Daniel Barton, Renovation Design Group
Last time we introduced you to Bob and Char Nelson’s remodeled 1927 Tudor-style home in the Harvard-Yale area of Salt Lake City. The remodel stayed within the floor plan of the historic home and was initially focused on energy efficiency and updating the exterior facade.
The exterior of the home was in rocky shape: The stucco was cracked and peeling, and the half timbers had fallen off sections of the home. The home was an unreinforced masonry structure, making it vulnerable to earthquake damage. This is a real concern in Utah where experts say a serious earthquake is not a matter of if, but when. Even relatively small levels of ground shaking can cause significant damage in an unreinforced masonry structure, while moderate to large earthquakes can make them completely or partially collapse.

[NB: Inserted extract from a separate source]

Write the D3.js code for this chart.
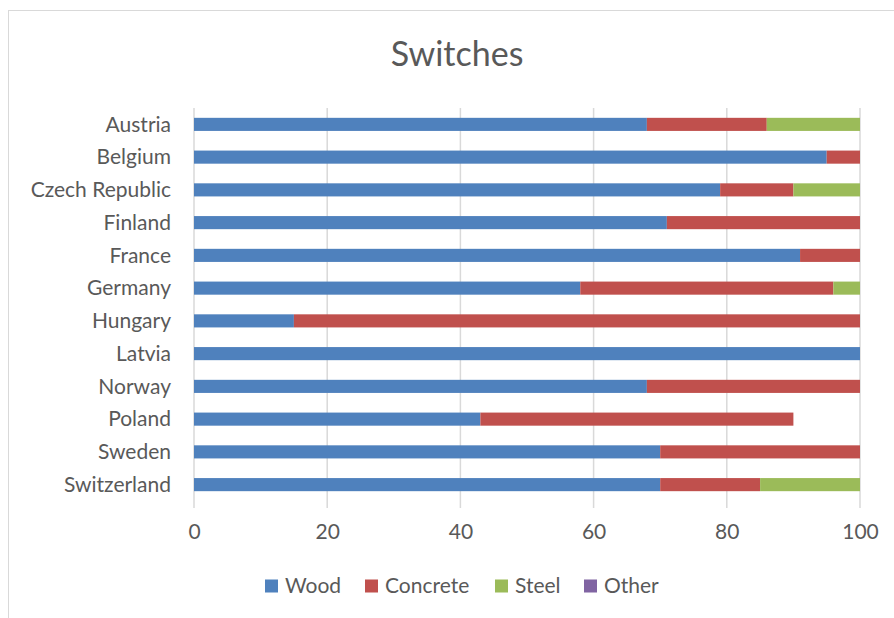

This is not an uncommon scenario in older homes, especially brick homes built before 1970. It is estimated that 185,000 structures are built of unreinforced masonry in the Salt Lake region. For a typical residence, we don’t think in terms of an "earthquake proof" house, but focus on creating a structure that won’t entirely collapse and which will allow occupants to escape with minimal damage or injury. The house may indeed be a total loss, but the people inside won’t.
Because the Nelsons were already committed to remodeling — and to remodeling right — they knew they would do whatever it would take to make their home as structurally sound as possible. A structural engineer joined the team and worked with the architect and contractor to reinforce the foundation. Basically, the walls were not even tied to the foundation, so this correction was made.
Another major potential damage zone was their interior chimney. The roof beam was actually tied to the unreinforced masonry chimney. These types of chimneys are notorious for collapsing in an earthquake and, in this case, would have taken down the whole house with it. They rebuilt the interior chimney and redesigned the structure to properly support the roof with 6-by-6 posts. Now the house is solid from the roof beam to the foundation.
The intent of such a structural upgrade is to strengthen each part of the house to resist lateral (sideways or twisting) forces. This is done by providing connections to transfer these forces from one element to another, moving them down to the ground where they can dissipate. Horizontal forces on chimneys must be transferred to bracing and the roof structure. The forces on the roof must be transferred to the walls, and the walls also receive the forces from ceilings and floors. Forces in the walls must be transferred to the foundation and, finally, back into the ground. Similar force transfers must happen between almost every building part. If any part is weak or poorly connected, it may fail and other members or connections must pick up the extra load.
Since the walls take forces from several other building parts, certain walls need to be strengthened. These are known as "shear walls," since they are meant to absorb a greater share of the lateral or shear forces. Each building ideally needs two shear walls that run perpendicular to each other. Strengthening these walls involves removing the gypsum board or plaster and installing plywood panels over the studs with a required pattern of nailing. The sheetrock or plaster is replaced, so in the end these walls do not look any different from any other wall. A structural engineer can analyze your home to determine which walls will function best as shear walls.
Remember, earthquake forces exploit any weak or damaged "link." A thorough investigation and understanding of the structure of a house is required to identify, and then strengthen, these weak links.